During a plenary session which was held last Thursday, the House of Representatives (House) finally passed the Bill on Construction Services (“Bill”). The Bill will replace the now obsolete Law No. 18 of 1999 on Construction Services (“1999 Construction Law”) when it effectively comes into force.
According to Fary Djemi Francis, the Chair of House Commission V, the Bill contains some 14 chapters which encompass a total of 106 articles. The Bill thus covers a greater number of provisions when compared with the 1999 Construction Law, which only comprised of 12 chapters and 46 articles in total.
Mr. Francis has also asserted that national development must be supported with sufficient protection being afforded to the organization of construction services. With this goal in mind, it is highly important that Indonesia is able to set out a reliable regulatory framework that covers the interests of both consumers and construction companies. In line with this goal, Mr. Francis has stated that the Bill now delineates a clear division of duties and responsibilities as regards said protection between central government and regional governments.
Moreover, the Bill is also set to tighten up the various requirements which must be satisfied by foreign construction companies that are intending to set up business operations within Indonesia. Such companies are now required to establish representative offices within Indonesia and acquire the status of Indonesian incorporated entities. In order to become an Indonesian incorporated entity, a foreign construction company is required to cooperate with domestic construction services under a capital-investment scheme.
Mr. Francis also asserted that the Bill was also being aimed at preventing any possibility of development failure. By way of example, Mr. Francis referred to the various provisions which are set out in Chapter VI of the Bill, which covers matters relating to security, safety, health and the continuity of construction projects. Moreover, Mr. Francis also explained that the possibility of failure as regards certain projects will be evaluated by experts who are appointed by the Ministry of Public Housing and Public Works.
Another important aspect of the Bill relates to the development of human resources through various competency-building training measures. Mr. Francis has stated that all construction workers will be required to be in possession of the necessary work-competency certificates.
Mr. Francis went on to highlight the fact that the Bill will facilitate public participation while also revoking criminal-sanction provisions. Mr. Francis believes that the Bill places a greater emphasis upon administrative and civil sanctions (sanksi keperdataan dan administratif) in the hope that any legal proceedings which are initiated for violations which occur during a construction project will not ultimately hamper the progress any such project.

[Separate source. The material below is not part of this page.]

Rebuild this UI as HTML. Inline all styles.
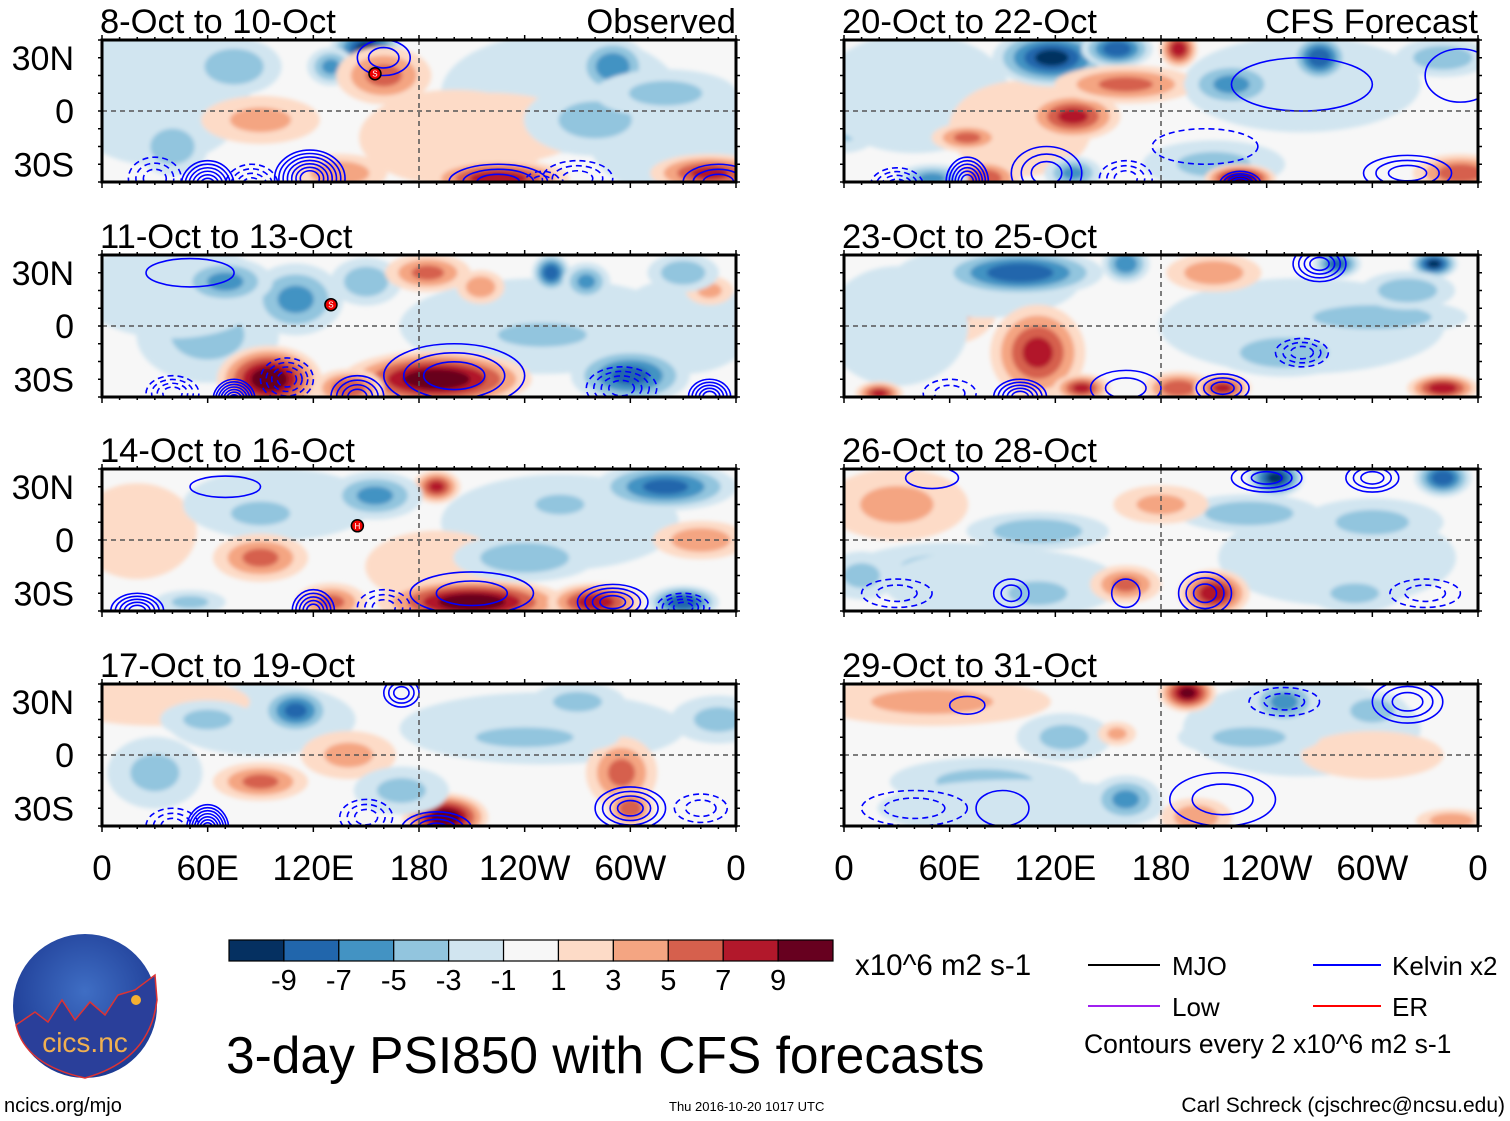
<!DOCTYPE html>
<html><head><meta charset="utf-8"><style>
html,body{margin:0;padding:0;background:#fff;}
svg{display:block;font-family:"Liberation Sans",Arial,sans-serif;}
</style></head><body>
<svg id="fig" width="1510" height="1121" viewBox="0 0 1510 1121">
<defs>
<filter id="bl" x="-20%" y="-20%" width="140%" height="140%"><feGaussianBlur stdDeviation="2"/></filter>
<radialGradient id="lg" cx="50%" cy="40%" r="60%"><stop offset="0" stop-color="#3f6ec4"/><stop offset="1" stop-color="#1d3a93"/></radialGradient>
</defs>
<g id="panels"></g>
<g id="colorbar"></g>
<text x="855" y="975" font-size="29.5">x10^6 m2 s-1</text>
<g>
<line x1="1088" y1="965" x2="1160" y2="965" stroke="#000" stroke-width="2"/>
<text x="1172" y="975" font-size="26">MJO</text>
<line x1="1313" y1="965" x2="1381" y2="965" stroke="#0000ff" stroke-width="2"/>
<text x="1392" y="975" font-size="26">Kelvin x2</text>
<line x1="1088" y1="1006" x2="1160" y2="1006" stroke="#a020f0" stroke-width="2"/>
<text x="1172" y="1016" font-size="26">Low</text>
<line x1="1313" y1="1006" x2="1381" y2="1006" stroke="#ff0000" stroke-width="2"/>
<text x="1392" y="1016" font-size="26">ER</text>
<text x="1084" y="1053" font-size="26.5">Contours every 2 x10^6 m2 s-1</text>
</g>
<text x="226" y="1073" font-size="51.5">3-day PSI850 with CFS forecasts</text>
<text x="4" y="1112" font-size="20">ncics.org/mjo</text>
<text x="669" y="1111" font-size="13">Thu 2016-10-20 1017 UTC</text>
<text x="1505" y="1112" font-size="21" text-anchor="end">Carl Schreck (cjschrec@ncsu.edu)</text>
<g>
<circle cx="85" cy="1006" r="72" fill="url(#lg)"/>
<path d="M16,1025 L35,1012 L48,1022 L62,1000 L75,1020 L90,1002 L105,1015 L118,995 L135,990 L155,975 L157,1000 Q150,1060 85,1078 Q25,1065 16,1025Z" fill="#2a3f9a" stroke="#d33" stroke-width="1.5"/>
<circle cx="136" cy="1000" r="5" fill="#f5b030"/>
<text x="85" y="1052" font-size="28" fill="#f0b050" text-anchor="middle">cics.nc</text>
</g>
</svg>
<script>
const panelTitles=["8-Oct to 10-Oct","11-Oct to 13-Oct","14-Oct to 16-Oct","17-Oct to 19-Oct","20-Oct to 22-Oct","23-Oct to 25-Oct","26-Oct to 28-Oct","29-Oct to 31-Oct"];
const lonTicks=[0,60,120,180,240,300,360];
const lonLabels=["0","60E","120E","180","120W","60W","0"];
const latTicks=[30,0,-30];
const latLabels=["30N","0","30S"];
const cbLevels=[-9,-7,-5,-3,-1,1,3,5,7,9];
const cbColors=["#053061","#2166ac","#4393c3","#92c5de","#d1e5f0","#f7f7f7","#fddbc7","#f4a582","#d6604d","#b2182b","#67001f"];
// anomaly centres: [lon, lat, value, lonSpread, latSpread]
const blobs0=[[30,10,-2,40,30],[260,10,-2,50,25],[330,-15,-2,40,25],[200,-15,2,40,20],[20,0,-2,30,20],[150,35,-9,15,10],[75,25,-4,20,12],[290,25,-6,15,12],[130,25,-5,10,8],[160,20,5,20,12],[90,-5,3,25,10],[40,-20,-4,15,12],[220,-10,2,40,15],[225,-38,8,30,8],[345,-35,7,25,8],[280,-5,-3,30,15],[320,10,-3,30,10],[135,-35,4,20,8]];
const blobs1=[[60,-5,-3,30,20],[40,20,-2,40,20],[250,0,-2,60,20],[330,0,-2,30,20],[95,-30,10,22,14],[190,-30,10,40,12],[140,-35,6,15,8],[110,15,-5,20,15],[70,25,-5,20,10],[150,25,-4,15,10],[185,30,5,18,8],[215,22,4,10,7],[255,30,-8,8,8],[275,25,-5,10,8],[345,20,3,10,6],[300,-28,-7,25,12],[250,-5,-4,30,8],[330,30,-4,15,8]];
const blobs2=[[20,5,2,25,20],[100,20,-2,40,15],[260,10,-2,50,20],[190,-15,2,30,15],[190,30,7,10,7],[155,25,-5,20,10],[90,-10,5,20,10],[90,15,-4,20,8],[210,-35,10,40,10],[280,-35,8,20,8],[130,-35,5,15,8],[330,-35,-8,15,7],[320,30,-7,30,10],[240,-10,-4,30,10],[340,0,4,20,8],[260,20,-3,20,8],[50,-35,-3,15,5]];
const blobs3=[[30,-10,-3,20,15],[90,20,-2,40,15],[250,15,-2,60,15],[30,30,2,40,10],[110,25,-7,15,10],[90,-15,5,20,8],[195,-35,10,18,10],[295,-10,5,15,15],[300,-30,6,10,8],[140,0,3,20,10],[240,10,-3,40,8],[350,20,-3,20,10],[60,20,-3,20,8],[170,-20,-3,20,10],[270,30,-3,20,8]];
const blobs4=[[0,-10,-3,15,10],[40,10,-2,40,25],[260,15,-2,50,20],[100,-10,2,30,20],[118,30,-9,25,12],[155,35,-8,15,8],[130,-3,7,20,10],[160,15,5,30,8],[70,-15,5,15,6],[190,35,8,8,8],[270,30,-8,12,10],[220,15,-5,20,10],[210,-30,-3,30,10],[225,-38,10,15,6],[130,-35,-5,12,7],[80,-38,6,15,8],[50,-38,-5,15,6],[350,-35,6,20,8],[340,30,-4,20,8]];
const blobs5=[[60,10,3,20,15],[30,0,-2,30,25],[80,25,-2,40,15],[260,0,-2,60,20],[100,30,-8,35,10],[160,35,-6,10,8],[110,-15,7,20,20],[135,-35,7,12,6],[190,-35,6,15,7],[215,-35,7,12,6],[280,35,-7,10,6],[335,35,-9,10,6],[300,5,-4,40,8],[250,-15,-4,30,10],[340,-35,8,15,6],[20,-38,7,10,5],[210,30,4,20,8],[320,20,-4,20,8]];
const blobs6=[[30,20,3,30,15],[60,-15,-3,40,10],[90,-25,-2,50,15],[280,-10,-2,50,20],[245,35,-9,12,8],[340,35,-8,12,8],[210,-30,8,15,10],[160,-25,5,15,8],[230,15,-4,30,8],[110,5,-4,30,8],[110,-30,-4,20,8],[300,10,-3,30,10],[180,20,3,20,8],[290,-30,-3,20,8],[10,-20,-3,15,10]];
const blobs7=[[50,30,3,50,10],[80,-15,-3,40,10],[100,-30,-2,60,12],[260,15,-2,50,20],[195,35,9,12,8],[250,30,-5,15,10],[300,25,-4,15,8],[160,-25,-5,15,10],[125,10,-3,20,10],[155,12,3,8,5],[200,-35,4,15,8],[345,-37,4,15,5],[300,0,2,30,10],[230,10,-3,30,8]];
const allBlobs=[blobs0,blobs1,blobs2,blobs3,blobs4,blobs5,blobs6,blobs7];
// Kelvin contours: [lon, lat, rings, dashed, lonRadius, latRadius]
const kel0=[[118,-38,7,0,20,16],[60,-42,6,0,15,14],[85,-42,4,1,15,12],[30,-38,3,1,15,12],[225,-40,3,0,28,10],[350,-40,3,0,20,10],[270,-38,3,1,20,10],[160,30,2,0,15,10],[250,-40,2,1,10,6]];
const kel1=[[75,-42,7,0,12,12],[145,-40,4,0,15,12],[200,-28,3,0,40,18],[295,-35,4,1,20,12],[345,-40,5,0,12,10],[40,-38,4,1,15,10],[105,-30,4,1,15,12],[50,30,1,0,25,8]];
const kel2=[[20,-40,5,0,15,10],[120,-40,5,0,12,12],[210,-30,2,0,35,12],[290,-35,4,0,20,10],[330,-38,4,1,15,8],[160,-38,3,1,15,10],[70,30,1,0,20,6]];
const kel3=[[60,-42,7,0,12,14],[190,-42,4,0,20,10],[300,-30,4,0,20,12],[150,-35,3,1,15,10],[40,-40,3,1,15,10],[170,35,3,0,10,8],[340,-30,2,1,15,8]];
const kel4=[[70,-40,6,0,12,14],[30,-42,4,1,15,10],[115,-35,3,0,20,15],[160,-38,3,1,15,10],[225,-42,5,0,12,8],[205,-20,1,1,30,10],[320,-35,3,0,25,10],[350,20,1,0,20,15],[260,15,1,0,40,15]];
const kel5=[[100,-40,5,0,15,10],[160,-35,2,0,20,10],[215,-35,3,0,15,8],[260,-15,3,1,15,8],[270,35,4,0,15,10],[60,-38,2,1,15,8]];
const kel6=[[205,-30,3,0,15,12],[95,-30,2,0,10,8],[160,-30,1,0,8,8],[240,35,3,0,20,8],[300,35,3,0,15,8],[330,-30,2,1,20,8],[30,-30,2,1,20,8],[50,35,1,0,15,6]];
const kel7=[[90,-30,1,0,15,10],[40,-30,2,1,30,10],[215,-25,2,0,30,15],[320,30,3,0,20,12],[250,30,2,1,20,8],[70,28,1,0,10,5]];
const allKel=[kel0,kel1,kel2,kel3,kel4,kel5,kel6,kel7];
// tropical cyclone symbols: [panel, lon, lat, label]
const storms=[[0,155,21,"S"],[1,130,12,"S"],[2,145,8,"H"]];

const NS="http://www.w3.org/2000/svg";
const panelsG=document.getElementById('panels');
const colX=[102,844], rowY=[40,255,469,684], PW=634, PH=142;
function mk(tag,attrs,parent){const e=document.createElementNS(NS,tag);for(const k in attrs)e.setAttribute(k,attrs[k]);parent.appendChild(e);return e;}
function colorFor(v){let i=0;while(i<cbLevels.length&&v>cbLevels[i])i++;return cbColors[i];}

for(let p=0;p<8;p++){
  const x0=colX[p<4?0:1], y0=rowY[p%4];
  const xs=lon=>x0+lon/360*PW;
  const ys=lat=>y0+PH/2-lat*(PH/2)/40;
  const sx=PW/360*1.35, sy=(PH/2)/40*1.35;
  const g=mk('g',{},panelsG);
  
  
  const cp=mk('clipPath',{id:'cp'+p},g);
  mk('rect',{x:x0,y:y0,width:PW,height:PH},cp);
  mk('rect',{x:x0,y:y0,width:PW,height:PH,fill:'#f7f7f7'},g);
  const fg=mk('g',{'clip-path':'url(#cp'+p+')'},g);
  const sh=mk('g',{filter:'url(#bl)'},fg);
  allBlobs[p].forEach(b=>{
    const [lon,lat,v,rl,rt]=b;const a=Math.abs(v),s=Math.sign(v);
    for(let t=1;t<=a;t+=2){
      const rr=1-(t-1)/(a+0.5)*0.85;
      const e=mk('ellipse',{cx:xs(lon),cy:ys(lat),rx:rl*sx*rr,ry:rt*sy*rr,fill:colorFor(s*(t+0.5))},sh);
      
      
    }
  });
  allKel[p].forEach(k=>{
    const [lon,lat,n,d,rl,rt]=k;
    const kx=PW/360, ky=(PH/2)/40;
    for(let i=0;i<n;i++){
      const f=1-i/n*0.85;
      const e=mk('ellipse',{cx:xs(lon),cy:ys(lat),rx:rl*kx*f,ry:rt*ky*f,fill:'none',stroke:'#0000ff','stroke-width':1.6},fg);
      if(d)e.setAttribute('stroke-dasharray','6,4');
      
      
    }
  });
  mk('line',{x1:x0,x2:x0+PW,y1:ys(0),y2:ys(0),stroke:'#555','stroke-width':1.5,'stroke-dasharray':'5,4'},g);
  mk('line',{x1:xs(180),x2:xs(180),y1:y0,y2:y0+PH,stroke:'#555','stroke-width':1.5,'stroke-dasharray':'5,4'},g);
  storms.filter(s=>s[0]===p).forEach(s=>{
    const c=mk('circle',{cx:xs(s[1]),cy:ys(s[2]),r:6,fill:'#e00',stroke:'#000','stroke-width':1.5},g);
    
    
    mk('text',{x:xs(s[1]),y:ys(s[2])+3,'font-size':8,fill:'#fff','text-anchor':'middle'},g).textContent=s[3];
  });
  for(let l=0;l<=360;l+=10){const big=l%60===0;
    mk('line',{x1:xs(l),x2:xs(l),y1:y0,y2:y0-(big?5:3),stroke:'#000','stroke-width':1.5},g);
    mk('line',{x1:xs(l),x2:xs(l),y1:y0+PH,y2:y0+PH+(big?6:3),stroke:'#000','stroke-width':1.5},g);}
  for(let la=-40;la<=40;la+=10){mk('line',{x1:x0-4,x2:x0,y1:ys(la),y2:ys(la),stroke:'#000','stroke-width':1.5},g);mk('line',{x1:x0+PW,x2:x0+PW+4,y1:ys(la),y2:ys(la),stroke:'#000','stroke-width':1.5},g);}
  mk('rect',{x:x0,y:y0,width:PW,height:PH,fill:'none',stroke:'#000','stroke-width':3},g);
  const t=mk('text',{x:x0-2,y:y0-7,'font-size':34.5},g);t.textContent=panelTitles[p];
  
  
  if(p%4===0){const r=mk('text',{x:x0+PW,y:y0-7,'font-size':34.5,'text-anchor':'end'},g);r.textContent=p===0?'Observed':'CFS Forecast';
    
    }
  if(p<4){latTicks.forEach((la,i)=>{const l=mk('text',{x:74,y:ys(la)+12,'font-size':34,'text-anchor':'end'},g);l.textContent=latLabels[i];
    
    });}
  if(p%4===3){lonTicks.forEach((lo,i)=>{const l=mk('text',{x:xs(lo),y:880,'font-size':35,'text-anchor':'middle'},g);l.textContent=lonLabels[i];
    
    });}
}
const cb=document.getElementById('colorbar');
const cbx=229,cbw=604,cby=940,cbh=21,bw=cbw/cbColors.length;
cbColors.forEach((c,i)=>{const r=mk('rect',{x:cbx+i*bw,y:cby,width:bw,height:cbh,fill:c,stroke:'#000','stroke-width':1.2},cb);
  
  });
cbLevels.forEach((v,i)=>{const t=mk('text',{x:cbx+(i+1)*bw,y:990,'font-size':29,'text-anchor':'middle'},cb);t.textContent=v;
  
  });
</script>
</body></html>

On behalf of the government, Yasonna H. Laoly, the Minister of Law and Human Rights, affirmed Mr. Francis’s views and stated that the implementation of construction projects will require thorough protection. He also lauded the clear division of duties and responsibilities between central and regional government, which are clearly stipulated under the 2016 Construction Law.
Offering further insight, Minister Laoly also asserted that the central government should also involve the general public during the implementation of any construction services. Such involvement can be channeled through an institution which will be established by the relevant ministry. And last but not least, the implementation of construction services has now been extended to also encompass the provision of buildings (penyediaan bangunan).
“According to these various considerations, the President has given his consent for the passage of the Draft Bill on Construction Services into law,” Minister Laoly concluded.